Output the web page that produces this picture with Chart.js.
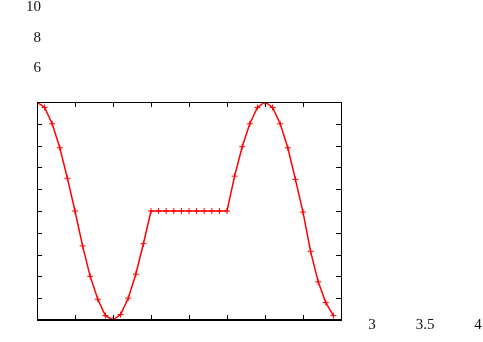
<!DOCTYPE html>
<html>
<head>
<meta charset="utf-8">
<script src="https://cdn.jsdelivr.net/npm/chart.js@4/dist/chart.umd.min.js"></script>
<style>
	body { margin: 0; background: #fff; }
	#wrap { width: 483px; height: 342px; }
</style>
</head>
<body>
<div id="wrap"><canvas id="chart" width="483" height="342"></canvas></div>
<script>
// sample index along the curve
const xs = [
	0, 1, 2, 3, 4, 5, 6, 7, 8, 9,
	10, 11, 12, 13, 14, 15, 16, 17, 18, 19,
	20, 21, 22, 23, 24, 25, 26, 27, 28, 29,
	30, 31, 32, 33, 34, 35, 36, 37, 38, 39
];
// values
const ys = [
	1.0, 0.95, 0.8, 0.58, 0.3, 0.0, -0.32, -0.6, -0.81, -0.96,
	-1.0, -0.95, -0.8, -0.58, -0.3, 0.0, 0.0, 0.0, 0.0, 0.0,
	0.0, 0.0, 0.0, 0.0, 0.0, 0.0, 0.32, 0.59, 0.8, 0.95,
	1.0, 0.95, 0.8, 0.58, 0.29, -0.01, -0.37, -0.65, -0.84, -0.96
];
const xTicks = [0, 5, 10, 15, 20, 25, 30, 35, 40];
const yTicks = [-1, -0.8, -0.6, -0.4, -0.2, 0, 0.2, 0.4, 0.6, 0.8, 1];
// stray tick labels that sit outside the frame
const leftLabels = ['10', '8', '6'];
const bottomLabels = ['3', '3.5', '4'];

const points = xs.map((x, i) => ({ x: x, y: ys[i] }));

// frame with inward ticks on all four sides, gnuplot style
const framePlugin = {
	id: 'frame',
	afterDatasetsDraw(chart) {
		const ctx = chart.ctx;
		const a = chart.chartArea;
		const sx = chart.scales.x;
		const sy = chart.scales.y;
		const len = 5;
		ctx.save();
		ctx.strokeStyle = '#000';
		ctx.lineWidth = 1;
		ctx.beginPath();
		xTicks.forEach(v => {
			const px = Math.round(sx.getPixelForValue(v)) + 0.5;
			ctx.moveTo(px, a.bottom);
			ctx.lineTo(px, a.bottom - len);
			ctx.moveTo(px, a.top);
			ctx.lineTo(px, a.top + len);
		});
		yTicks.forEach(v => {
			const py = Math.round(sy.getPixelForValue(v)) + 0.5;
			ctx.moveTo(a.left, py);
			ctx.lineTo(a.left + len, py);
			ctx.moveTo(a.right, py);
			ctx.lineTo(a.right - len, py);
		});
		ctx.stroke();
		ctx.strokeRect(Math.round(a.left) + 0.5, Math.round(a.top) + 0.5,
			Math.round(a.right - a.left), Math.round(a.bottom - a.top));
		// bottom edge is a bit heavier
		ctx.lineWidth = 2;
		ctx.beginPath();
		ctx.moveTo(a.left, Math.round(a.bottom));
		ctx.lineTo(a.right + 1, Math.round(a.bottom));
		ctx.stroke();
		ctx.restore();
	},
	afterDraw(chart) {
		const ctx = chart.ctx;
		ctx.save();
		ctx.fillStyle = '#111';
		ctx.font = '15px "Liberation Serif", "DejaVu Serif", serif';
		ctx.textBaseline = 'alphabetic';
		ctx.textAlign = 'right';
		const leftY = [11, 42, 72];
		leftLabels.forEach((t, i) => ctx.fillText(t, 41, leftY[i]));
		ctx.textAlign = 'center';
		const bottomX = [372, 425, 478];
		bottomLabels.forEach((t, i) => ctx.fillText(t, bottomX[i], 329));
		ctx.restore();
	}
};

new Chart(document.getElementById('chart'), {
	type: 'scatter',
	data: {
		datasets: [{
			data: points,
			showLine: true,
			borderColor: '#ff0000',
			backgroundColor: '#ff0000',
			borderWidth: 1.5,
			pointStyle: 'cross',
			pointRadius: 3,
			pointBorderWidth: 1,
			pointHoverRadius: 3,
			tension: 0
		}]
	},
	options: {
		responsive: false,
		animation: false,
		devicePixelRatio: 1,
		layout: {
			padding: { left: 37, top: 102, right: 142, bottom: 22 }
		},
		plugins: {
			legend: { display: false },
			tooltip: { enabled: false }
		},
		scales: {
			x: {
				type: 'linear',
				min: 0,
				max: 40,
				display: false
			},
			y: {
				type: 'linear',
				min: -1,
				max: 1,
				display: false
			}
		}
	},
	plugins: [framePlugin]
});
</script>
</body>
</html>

_What is expected_
Print the complete listing exactly as it stands, without its pictures.

_Full solution_
Output the web page that produces this picture with Chart.js.
<!DOCTYPE html>
<html>
<head>
<meta charset="utf-8">
<script src="https://cdn.jsdelivr.net/npm/chart.js@4/dist/chart.umd.min.js"></script>
<style>
	body { margin: 0; background: #fff; }
	#wrap { width: 483px; height: 342px; }
</style>
</head>
<body>
<div id="wrap"><canvas id="chart" width="483" height="342"></canvas></div>
<script>
// sample index along the curve
const xs = [
	0, 1, 2, 3, 4, 5, 6, 7, 8, 9,
	10, 11, 12, 13, 14, 15, 16, 17, 18, 19,
	20, 21, 22, 23, 24, 25, 26, 27, 28, 29,
	30, 31, 32, 33, 34, 35, 36, 37, 38, 39
];
// values
const ys = [
	1.0, 0.95, 0.8, 0.58, 0.3, 0.0, -0.32, -0.6, -0.81, -0.96,
	-1.0, -0.95, -0.8, -0.58, -0.3, 0.0, 0.0, 0.0, 0.0, 0.0,
	0.0, 0.0, 0.0, 0.0, 0.0, 0.0, 0.32, 0.59, 0.8, 0.95,
	1.0, 0.95, 0.8, 0.58, 0.29, -0.01, -0.37, -0.65, -0.84, -0.96
];
const xTicks = [0, 5, 10, 15, 20, 25, 30, 35, 40];
const yTicks = [-1, -0.8, -0.6, -0.4, -0.2, 0, 0.2, 0.4, 0.6, 0.8, 1];
// stray tick labels that sit outside the frame
const leftLabels = ['10', '8', '6'];
const bottomLabels = ['3', '3.5', '4'];

const points = xs.map((x, i) => ({ x: x, y: ys[i] }));

// frame with inward ticks on all four sides, gnuplot style
const framePlugin = {
	id: 'frame',
	afterDatasetsDraw(chart) {
		const ctx = chart.ctx;
		const a = chart.chartArea;
		const sx = chart.scales.x;
		const sy = chart.scales.y;
		const len = 5;
		ctx.save();
		ctx.strokeStyle = '#000';
		ctx.lineWidth = 1;
		ctx.beginPath();
		xTicks.forEach(v => {
			const px = Math.round(sx.getPixelForValue(v)) + 0.5;
			ctx.moveTo(px, a.bottom);
			ctx.lineTo(px, a.bottom - len);
			ctx.moveTo(px, a.top);
			ctx.lineTo(px, a.top + len);
		});
		yTicks.forEach(v => {
			const py = Math.round(sy.getPixelForValue(v)) + 0.5;
			ctx.moveTo(a.left, py);
			ctx.lineTo(a.left + len, py);
			ctx.moveTo(a.right, py);
			ctx.lineTo(a.right - len, py);
		});
		ctx.stroke();
		ctx.strokeRect(Math.round(a.left) + 0.5, Math.round(a.top) + 0.5,
			Math.round(a.right - a.left), Math.round(a.bottom - a.top));
		// bottom edge is a bit heavier
		ctx.lineWidth = 2;
		ctx.beginPath();
		ctx.moveTo(a.left, Math.round(a.bottom));
		ctx.lineTo(a.right + 1, Math.round(a.bottom));
		ctx.stroke();
		ctx.restore();
	},
	afterDraw(chart) {
		const ctx = chart.ctx;
		ctx.save();
		ctx.fillStyle = '#111';
		ctx.font = '15px "Liberation Serif", "DejaVu Serif", serif';
		ctx.textBaseline = 'alphabetic';
		ctx.textAlign = 'right';
		const leftY = [11, 42, 72];
		leftLabels.forEach((t, i) => ctx.fillText(t, 41, leftY[i]));
		ctx.textAlign = 'center';
		const bottomX = [372, 425, 478];
		bottomLabels.forEach((t, i) => ctx.fillText(t, bottomX[i], 329));
		ctx.restore();
	}
};

new Chart(document.getElementById('chart'), {
	type: 'scatter',
	data: {
		datasets: [{
			data: points,
			showLine: true,
			borderColor: '#ff0000',
			backgroundColor: '#ff0000',
			borderWidth: 1.5,
			pointStyle: 'cross',
			pointRadius: 3,
			pointBorderWidth: 1,
			pointHoverRadius: 3,
			tension: 0
		}]
	},
	options: {
		responsive: false,
		animation: false,
		devicePixelRatio: 1,
		layout: {
			padding: { left: 37, top: 102, right: 142, bottom: 22 }
		},
		plugins: {
			legend: { display: false },
			tooltip: { enabled: false }
		},
		scales: {
			x: {
				type: 'linear',
				min: 0,
				max: 40,
				display: false
			},
			y: {
				type: 'linear',
				min: -1,
				max: 1,
				display: false
			}
		}
	},
	plugins: [framePlugin]
});
</script>
</body>
</html>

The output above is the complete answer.